Been thinking about the concept of track premieres again...something I still get dozens of PR emails about each day...and how they're based on a music journalism economy that virtually doesn't exist anymore.
A big thread:
A big thread:
As a freelancer, I have never once been paid to premiere a song at a music website. It's literally volunteer work for me to premiere a song/album at The Alternative (the only place I've ever premiered anything because no existing music websites commission premiere pitches).
The reason premieres theoretically exist is to provide writers with an incentive to cover lesser-known artists and to give publicists an easy clip for their cycle. The writer gets all the traffic for that song/album directed to them, and the publicist gets their client a write-up
That symbiotic relationship may work in theory, and perhaps it even did in practice for a few years in the mid-2010's. However, it's now premised on a number of conditions that are no longer relevant given the wildly different landscape of music journalism.
The only reason writers would need "incentives" to cover something is because they need to serve their boss's traffic quotas. I.E. they're a staff writer with a boss to serve. Sadly, there are very few staffed music writers left, and even fewer who're able to cover small acts.
Now that the vast majority of working music journalists are freelancers, the traffic that a blurb on a single piece of music might draw is of no concern to them. And since there aren't any music pubs that use freelancers to write premiere blurbs, any allure of a premiere is moot.
That's not to say that writers aren't covering underground music. Within the last few months, virtually every music writer I know has started a newsletter, and many of them are dedicated to covering underground acts with the voice/scope they used to at established publications.
However, Substack newsletters and Patreon-funded blogs like The Alternative are funded by individual subscriptions. Web traffic--a metric for success that's rooted in the failed ad-based payment model--is completely irrelevant to these new pubs. And therefore, premieres are too.
This might sound like a devastating blow to writers/publicists who've worked in the "premiere economy" for years, but it's actually just a return to the way music journalism worked for over 40 years prior: writers covering what they like/find interesting, not what'll draw clicks.
OK yes, music magazines from the the 1960's-2000's were also operating within the ad-based funding model. So in some ways, "traffic" (I.E. sales at the newsstand) colored the editorial process and surely dictated what was covered. Hooray! That's not a thing anymore either!
We're potentially on the brink of entering a golden age of music journalism: a ~practice~ that, like the OG blog years, is entirely shaped by writers' tastes/passions, but in a world that's slowly (hopefully) warming up to the subscription payment model so bloggers can maybe eat.
This also might be a hard pill for some, shall I say less artfully inclined, publicists to swallow.
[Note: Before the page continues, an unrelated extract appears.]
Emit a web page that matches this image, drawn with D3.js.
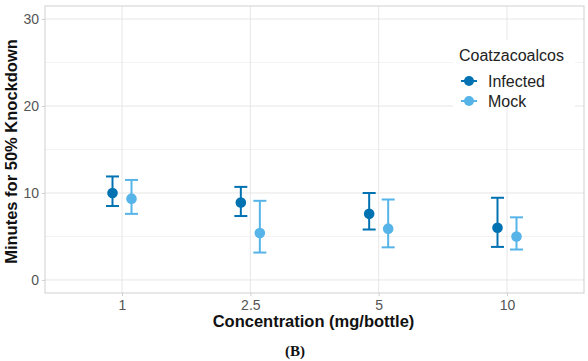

Because writers won't be forced/incentivised to cover mediocre/shitty music just because it traffics well. But what's a loss for them is a win for the quality of music writing

We're not there yet, though. Most of these writers aren't making close to a living wage from these subscription-based pubs, and I don't think the majority of music journalism readers are fully aware/engaged with this sea change. (The recent Stereogum indiegogo is inspiring tho!)
Therefore, right now there's a huge discrepancy btwn the number of payrolled publicists and payrolled writers. Unless a publicist is being paid a la carte for each story they can land, they're getting paid no matter what the press response of a given song/album is.
So if they do manage to convince a blogger like me to premiere a song at a passion project website, they're getting paid and the writer is not. This is an unsustainable material imbalance and if the floor hasn't already fallen out then it will by the end of the year.
Obviously, the entire music industry is in the process of adapting to a vastly new world. Musicians, labels, event coordinators, press, PR, etc. Everything has already changed and the sooner we all accept it, the sooner we can build something more sustainable on the other side.
Premieres are/were just a teeny tiny mechanism within the music machine at large, but they're one that needs to go: a well-meaning idea that worked for a while but has no place in our modern world.